What follows below is the final article in a series focused on fatigue. It's my hope that you found the information in these articles useful and a reminder of the importance of adequate rest prior to flying any trip.
MEC Vice Chairman
A Very Bad Day
"My mind clicks on and off. I try letting one eyelid close at a time while I prop the other with my will. But the effect is too much, sleep is winning, my whole body argues dully that nothing, nothing life can attain is quite so desirable as sleep. My mind is losing resolution and control."

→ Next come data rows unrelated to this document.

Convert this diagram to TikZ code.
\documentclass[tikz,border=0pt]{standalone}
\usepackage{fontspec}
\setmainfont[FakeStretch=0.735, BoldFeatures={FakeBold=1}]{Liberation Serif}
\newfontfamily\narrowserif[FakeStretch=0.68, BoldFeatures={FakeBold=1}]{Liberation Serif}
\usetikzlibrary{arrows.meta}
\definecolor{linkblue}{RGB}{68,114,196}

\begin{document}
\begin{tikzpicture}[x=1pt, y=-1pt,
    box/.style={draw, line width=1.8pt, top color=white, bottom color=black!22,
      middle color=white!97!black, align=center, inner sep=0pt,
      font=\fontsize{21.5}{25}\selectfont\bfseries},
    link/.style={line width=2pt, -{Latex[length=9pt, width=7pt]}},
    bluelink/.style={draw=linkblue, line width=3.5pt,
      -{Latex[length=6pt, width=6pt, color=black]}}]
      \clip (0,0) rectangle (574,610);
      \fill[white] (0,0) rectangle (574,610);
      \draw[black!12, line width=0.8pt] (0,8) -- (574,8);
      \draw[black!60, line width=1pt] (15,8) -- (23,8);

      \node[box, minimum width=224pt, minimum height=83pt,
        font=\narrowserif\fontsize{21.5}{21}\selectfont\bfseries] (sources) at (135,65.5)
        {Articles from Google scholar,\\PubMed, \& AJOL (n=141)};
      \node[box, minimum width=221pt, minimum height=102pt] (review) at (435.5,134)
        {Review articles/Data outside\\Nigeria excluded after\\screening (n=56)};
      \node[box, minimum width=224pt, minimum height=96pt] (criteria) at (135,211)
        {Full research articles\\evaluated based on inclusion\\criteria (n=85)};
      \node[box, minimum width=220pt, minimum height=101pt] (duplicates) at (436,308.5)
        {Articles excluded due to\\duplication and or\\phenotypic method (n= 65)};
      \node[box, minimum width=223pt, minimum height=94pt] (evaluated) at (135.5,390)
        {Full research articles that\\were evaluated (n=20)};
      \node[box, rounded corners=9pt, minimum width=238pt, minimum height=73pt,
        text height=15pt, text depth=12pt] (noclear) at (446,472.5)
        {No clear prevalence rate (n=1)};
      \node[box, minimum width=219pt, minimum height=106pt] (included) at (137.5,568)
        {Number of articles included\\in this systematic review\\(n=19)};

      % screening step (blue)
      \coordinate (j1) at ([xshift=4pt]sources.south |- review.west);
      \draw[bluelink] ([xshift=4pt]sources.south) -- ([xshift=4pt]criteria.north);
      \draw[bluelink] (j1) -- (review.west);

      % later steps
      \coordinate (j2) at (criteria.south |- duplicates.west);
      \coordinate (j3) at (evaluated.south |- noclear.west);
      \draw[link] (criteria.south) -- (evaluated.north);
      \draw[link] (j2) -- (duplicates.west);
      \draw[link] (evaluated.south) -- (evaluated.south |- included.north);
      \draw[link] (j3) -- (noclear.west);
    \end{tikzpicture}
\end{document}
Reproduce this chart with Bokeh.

—Charles Lindbergh about his 1927 transatlantic flight
How many of you that read this know exactly what Charles Lindbergh was feeling? Our guess is just about everyone who’s flown the line. Fatigue has been blamed in numerous aviation accidents over the years and is a continuing problem facing our crews every time we fly. But how can a pilot recognize when he or she is too tired to fly? What roles do sleep cycles, dehydration, nutrition and illness play in identifying and responding to fatigue? These questions are extremely important yet many people and organizations either don't seem to take the issue seriously enough or place their own agendas ahead of safety. In 1996, the U.S. Air Transport Association (ATA) voiced opposition to an FAA proposal to set new limits on flight and duty time, reserve duties and crew rest. They said there is no scientific evidence to show fatigue is a factor in safety. This kind of thinking is not only irrational, but also dangerous. Thankfully, we now have the scientific evidence and the ability to track and address the fatigue issues that affect our pilots every time we fly. In fact, that is exactly what your FRMC does every day. We use science to flag and track pairings that prevent adequate rest opportunities that lead to fatigue. Unfortunately, and we have no hard data that it would have made a difference, this information was not available when we lost two brothers in Narita.
Kevin Mosley and Anthony Pino were outstanding aviators who had the admiration and respect of all who knew and flew with them. The fatal MD11 crash in Narita, Japan on March 22, 2009, served as a jarring reminder of just how dangerous our job can be. We were given an excellent debrief on the technical causes of the accident, but at the time, little information was available on the role fatigue may have played in the outcome of the landing. It would be just over four years after the crash before the Japan Transport Safety Board (JTSB) released the final accident report. It is hard to argue, based on the fatigue science we now have, that some level of fatigue did not affect the crew. Fatigue is extremely insidious and gives no one a pass. The purpose of this initiative was to remind everyone that fatigue is a constant threat and to provide techniques to mitigate it every way we can. We hope to that end we were successful. Please help us help you by filling out fatigue reports when it is appropriate to do so.
Your Fatigue Risk Management Committee
"The feeling of sleepiness when you are not in bed, and can't get there, is the meanest feeling in the world."